Homeschooling…. Here we go!

When Berrik was a baby and the girls were just entering school, I may have said I would NEVER homeschool.  Not because I really had anything against homeschooling per se, but more because I thought I would not have the patience or the ability to do it well, and I couldn’t forsee the need for it.  When Berrik was a toddler/preschooler, I recall saying I would consider homeschooling as a last resort if things were really dire…. I wonder now if I subconsciously knew that Berrik would not experience school and learning in the same easy way the girls have.  He was experiencing speech delays at that time, so there were certainly some signs.

But, even as recent as this past June, when I took a year off of work to ‘help’ Berrik get on a good path for learning (whatever that means…I knew generally what I wanted to achieve, but truthfully I had no real solid sense of how the heck I was going to do it!), I was still thinking he would attend school and I would volunteer frequently in the classroom to provide him support and help reinforce what he was learning.  I actually said, I don’t want to homeschool him… I wouldn’t know where to begin….easier to just volunteer in the school with him…

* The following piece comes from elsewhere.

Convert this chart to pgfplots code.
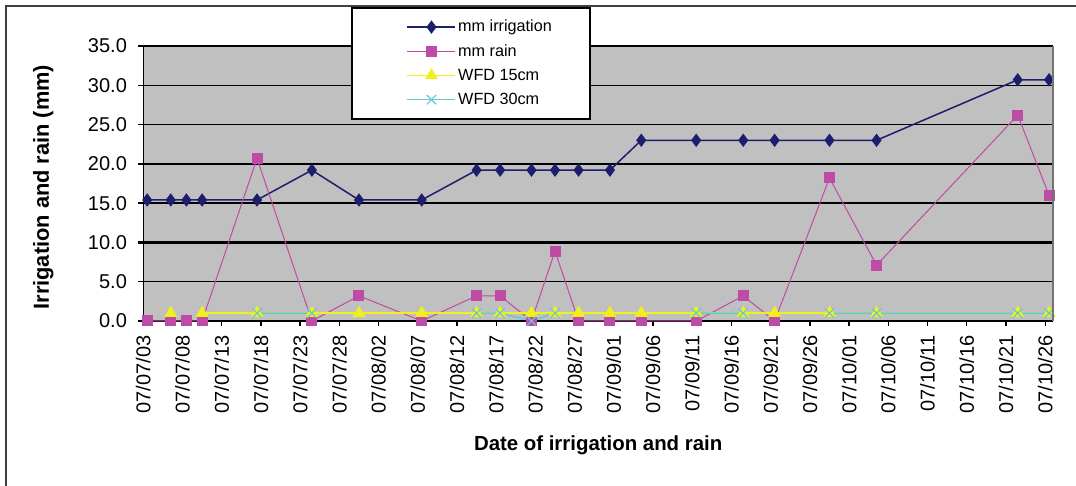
\documentclass[border=0pt]{standalone}
\usepackage{fontspec}
\setmainfont{Liberation Sans}
\usepackage{pgfplots}
\pgfplotsset{compat=1.18}

\definecolor{irrblue}{RGB}{30,30,110}
\definecolor{rainpink}{RGB}{190,75,165}
\definecolor{wfdyellow}{RGB}{240,240,30}
\definecolor{wfdcyan}{RGB}{100,200,215}
\definecolor{plotgray}{RGB}{192,192,192}

\begin{document}
\begin{tikzpicture}
\useasboundingbox (0,0) rectangle (538pt,243pt);
% outer chart frame (top and left edges)
\draw[line width=1pt, black!75] (3pt,0) -- (3pt,240pt) -- (538pt,240pt);
\begin{axis}[
  at={(71.65pt,82.5pt)}, anchor=south west,
  scale only axis, width=454.85pt, height=137.5pt,
  clip=false,
  unbounded coords=jump,
  xmin=-0.5, xmax=115.5, ymin=0, ymax=35,
  axis background/.style={fill=plotgray},
  axis x line*=bottom, axis y line*=left,
  axis line style={-, black, line width=0.65pt},
  tick align=outside,
  major tick length=2.5pt,
  tick style={black, line width=0.65pt},
  ymajorgrids,
  major grid style={black, line width=0.65pt},
  extra y ticks={10},
  extra y tick labels={},
  extra y tick style={major grid style={black, line width=1.35pt}, tick style={line width=1.2pt}},
  xtick={-0.5,4.5,9.5,14.5,19.5,24.5,29.5,34.5,39.5,44.5,49.5,54.5,59.5,64.5,69.5,74.5,79.5,84.5,89.5,94.5,99.5,104.5,109.5,114.5},
  xticklabels={07/07/03,07/07/08,07/07/13,07/07/18,07/07/23,07/07/28,07/08/02,07/08/07,07/08/12,07/08/17,07/08/22,07/08/27,07/09/01,07/09/06,07/09/11,07/09/16,07/09/21,07/09/26,07/10/01,07/10/06,07/10/11,07/10/16,07/10/21,07/10/26},
  ytick={0,5,10,15,20,25,30,35},
  /pgf/number format/assume math mode=true,
  yticklabel style={/pgf/number format/fixed, /pgf/number format/fixed zerofill, /pgf/number format/precision=1, inner xsep=5.5pt},
  tick label style={font=\fontsize{10}{12}\selectfont},
  xticklabel style={rotate=90, anchor=east, inner sep=4.5pt},
  xlabel={Date of irrigation and rain},
  ylabel={Irrigation and rain (mm)},
  xlabel style={font=\bfseries\fontsize{10.2}{12}\selectfont, at={(axis description cs:0.5,-0.451)}, anchor=center},
  ylabel style={font=\bfseries\fontsize{10.9}{12}\selectfont, at={(axis description cs:-0.110,0.487)}, anchor=center},
  legend style={at={(axis description cs:0.228,1.143)}, anchor=north west,
    draw=black, line width=1pt, fill=white,
    inner xsep=18pt, inner ysep=4.3pt, row sep=1.3pt,
    font=\fontsize{8.1}{10}\selectfont,
    nodes={inner sep=1pt, text height=6.8pt, text depth=2pt}},
  legend cell align=left,
  legend image code/.code={\path (0pt,0pt);\draw[mark repeat=2,mark phase=2] plot coordinates {(9.5pt,0pt) (21.5pt,0pt) (33.5pt,0pt)};},
  after end axis/.code={\draw[black!55, line width=0.65pt] (rel axis cs:1,0) -- (rel axis cs:1,1);},
]

% irrigation applied (mm)
\addplot[irrblue, line width=0.75pt, mark=diamond*, mark size=2.75pt,
  mark options={fill=irrblue, draw=irrblue}] coordinates {
  (0,15.4) (3,15.4) (5,15.4) (7,15.4) (14,15.4) (21,19.2) (27,15.4)
  (35,15.4) (42,19.2) (45,19.2) (49,19.2) (52,19.2) (55,19.2) (59,19.2)
  (63,23.0) (70,23.0) (76,23.0) (80,23.0) (87,23.0) (93,23.0)
  (111,30.7) (115,30.7)};
\addlegendentry{mm irrigation}

% rainfall (mm)
\addplot[rainpink, line width=0.5pt, mark=square*, mark size=2.5pt,
  mark options={fill=rainpink, draw=rainpink}] coordinates {
  (0,0) (3,0) (5,0) (7,0) (14,20.7) (21,0) (27,3.2)
  (35,0) (42,3.2) (45,3.2) (49,0) (52,8.9) (55,0) (59,0)
  (63,0) (70,0) (76,3.2) (80,0) (87,18.2) (93,7.1)
  (111,26.2) (115,16.0)};
\addlegendentry{mm rain}

% wetting front detector, 15 cm
\addplot[wfdyellow, line width=0.75pt, mark=triangle*, mark size=3pt,
  mark options={fill=wfdyellow, draw=wfdyellow}] coordinates {
  (0,nan) (3,1) (5,nan) (7,1) (14,1) (21,1) (27,1)
  (35,1) (42,1) (45,1) (49,1) (52,1) (55,1) (59,1)
  (63,1) (70,1) (76,1) (80,1) (87,1) (93,1)
  (111,1) (115,1)};
\addlegendentry{WFD 15cm}

% wetting front detector, 30 cm
\addplot[wfdcyan, line width=0.75pt, mark=x, mark size=3.3pt,
  mark options={draw=wfdcyan, line width=0.6pt}] coordinates {
  (0,nan) (3,nan) (5,nan) (7,nan) (14,1) (21,1) (27,nan)
  (35,nan) (42,1) (45,1) (49,0) (52,1) (55,nan) (59,nan)
  (63,nan) (70,1) (76,1) (80,nan) (87,1) (93,1)
  (111,1) (115,1)};
\addlegendentry{WFD 30cm}

\end{axis}
\end{tikzpicture}
\end{document}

And then came Sound Connections.  After several weeks of seeing Berrik absorb the material like a little sponge, and respond so positively to the multi-sensory style of learning along with the very ‘Berrik-specific’ methods (ie: using mini-sticks hockey games or any sport with a ball as part of the teaching)  I started to say to my mom…hmmm I wonder if I should homeschool him…he would do so much better this way, we could achieve so much more.  And look how confident he is getting.  This was a huge shift in thinking for me and it took a few weeks of researching homeschool boards, reading literature about learning disabilities, early intervention, homeschooling, and really just soaking the idea into my brain before I could decide.  The tipping point was when I came across the Phoenix Foundation homeschool board.  Their philosophy of learning seemed to match closely with mine, and the resources and support felt like a good fit.  Like so many of my life and parenting decisions, I had that ‘gut feeling’ that homeschooling was best for Berrik this year, and that Phoenix was the school board we needed to register with.  So with that, I drove down to their school and registered.  Done.  That was late in July.  Here is a video that describes my favorite thing about Phoenix – their Creation Studio: Phoenix Foundation  Berrik will attend some classes and participate in field trips with other homeschooling kids…and we will also do a bunch of work at home. Plenty of opportunity to engage with his peers, but the advantage of picking and choosing what will work best for Berrik, and the ability to continuously adapt.

The thing that I think I love best, is how inclusive and supportive this board is.  Perhaps they all are, I have no idea.  But regardless of learning disabilities, cognitive ability, whether kids are on the autism spectrum, have ADHD symptoms or are neurotypical, the school is set up to support kids to success. It’s not a special needs school, but they seem to truly recognize the value of teaching the way kids learn, rather than shoving square pegs into round holes.  High school kids have an option to participate in a mentorship program where they receive training and support, and then are ‘hired’ to mentor kids who may require extra support in the classroom.  This means Berrik can attend classes with some one on one support, and it means he can experience time with his peers, without mom hanging around.  For a kid who typically needs instructions given twice (or more), and who tunes out as soon as he gets behind, having an older teen sitting with him will make a world of difference.  This is what we couldn’t get in regular school.  Teacher plus 27 kids made it impossible for someone to keep tabs on whether Berrik understood the directions and/or followed through on them.  And while I could also do this for him, I feel it’s important for him to have some time independent of me.  Stay tuned to hear how well this works…his first day of ‘classes’ is Sept 13.

This past week all 3 kids took a break from their ceaseless social and activities calendars and spent a week in Oyen with my mom and dad.  This allowed me to plan Berrik’s learning and get prepared for the next few months.  I feel ‘ready’ now and am excited to see where this journey takes us.  As always, the support of my parents is endless and so critically important to our family.  Berrik got in another week of swim lessons, did his homework daily with mom or dad, and the girls even kept up with their math summer work (both girls find math their most challenging subject, and while they get good grades, I wanted them to keep practicing to build confidence – math is one of those subjects that you need A before you can do B, and if you are strong at A & B, then C & D will be easier….). Perhaps most important, the girls got some downtime to just chill and spend time with grandma and grandpa, and with each other.  I hope when my kids have kids, I can be as supportive to them as my parents are to me.